Pound to Euro Exchange Rate Struggles to Hold Ground as Euro Gains
Despite underwhelming ecostats holding back both the Pound (GBP) and the Euro (EUR) last week, the Pound Sterling to Euro (GBP/EUR) exchange rate ultimately ended the week lower, and there may not be much news to support a potential Pound recovery this week.
After opening last week at the level of 1.1280, GBP/EUR fluctuated throughout the week between highs of 1.1332 and lows of 1.1226. Ultimately though, GBP/EUR closed the week near its worst levels, at 1.1232.
Since markets opened this morning, GBP/EUR has already touched on a fresh low of 1.1221 – the worst level for the pair since the first half of January.
The Euro has seen stronger demand since the end of last week, as a combination of the European Central Bank’s (ECB) less dovish than expected tone, and rising Federal Reserve interest rate cut bets, helped the Euro to benefit from Pound weakness.
Pound (GBP) Exchange Rates Floundering as Conservative Leadership Party Underway
The Pound saw some reaction to UK ecostats last week, as Britain’s latest PMI data showed that economic activity was just above stagnation. For most of the week though, investors were hesitant to move much on the British currency.
At the end of the week, UK Prime Minister Theresa May stepped down as Conservative Party leader as expected. The leadership contest to replace her and succeed her as Prime Minister begins in earnest this week.
Investors are anxious that her successor will be someone who advocates for a harder Brexit, which would worsen market fears that a no-deal Brexit could become reality.
Analysts generally still believe that a no-deal Brexit is unlikely, as there will be attempts from Parliament to prevent this outcome. This is supporting the Pound from falling even further.
Euro (EUR) Exchange Rates Benefitting from Global Central Bank Bets
The primary cause for the Pound to Euro (GBP/EUR) exchange rate’s losses last week was ultimately due to stronger demand for the Euro, as the shared currency benefitted from shifts in Central Bank bets around the globe.

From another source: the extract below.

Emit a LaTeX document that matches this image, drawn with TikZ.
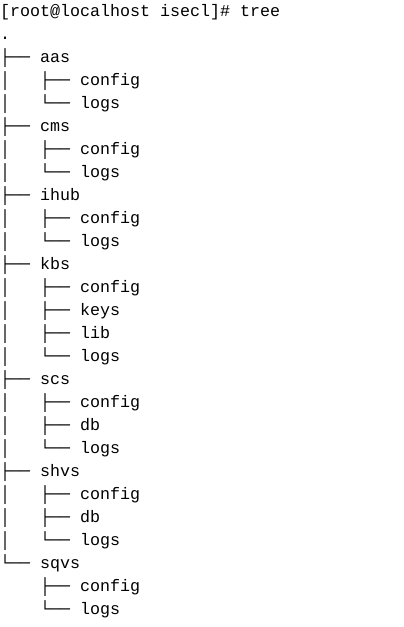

On Thursday, the European Central Bank (ECB) took a less dovish than expected stance on monetary policy, hesitating to signal that the bank was considering even more quantitative easing (QE) or lower interest rates.
Some analysts had been expecting the bank to react more to continued signs of slowdown in the Eurozone economy, and Friday’s German industrial production data was disappointing as well.
However, demand for the Euro rose in reaction to Friday’s US Non-Farm Payroll data, which fell notably short of expectations and led to a rise in Federal Reserve interest rate cut bets.
With ECB and Fed policy divergence set to narrow a little again, and the Euro’s rival the US Dollar (USD) slumping, the Euro saw a late-week rise in demand. GBP/EUR has been struggling to hold gains since.
Pound to Euro (GBP/EUR) Exchange Rate Investors Anticipate ECB News and Eurozone Data
With the UK Conservative Party Leadership context expected to last for the remainder of June and well into July, Pound (GBP) investors will be playing the waiting game on key issues like Brexit.
UK jobs data due for publication tomorrow could prove influential if it is highly surprising, but investors are overall more likely to want more of a Brexit outlook before making big moves on Sterling.
Movement this week is more likely to come from the Euro, especially with comments from European Central Bank (ECB) officials expected on Wednesday, and key Eurozone data due later in the week.
ECB President Mario Draghi is among the officials holding speeches on Wednesday. If he shows any fresh signals on monetary policy the Euro would certainly be influenced.
Demand for the Euro would rise if Thursday’s German inflation or Eurozone industrial production stats impressed.
However, with the Pound to Euro (GBP/EUR) exchange rate already near multi-month-lows, the Pound could more easily rebound if Eurozone news disappoints.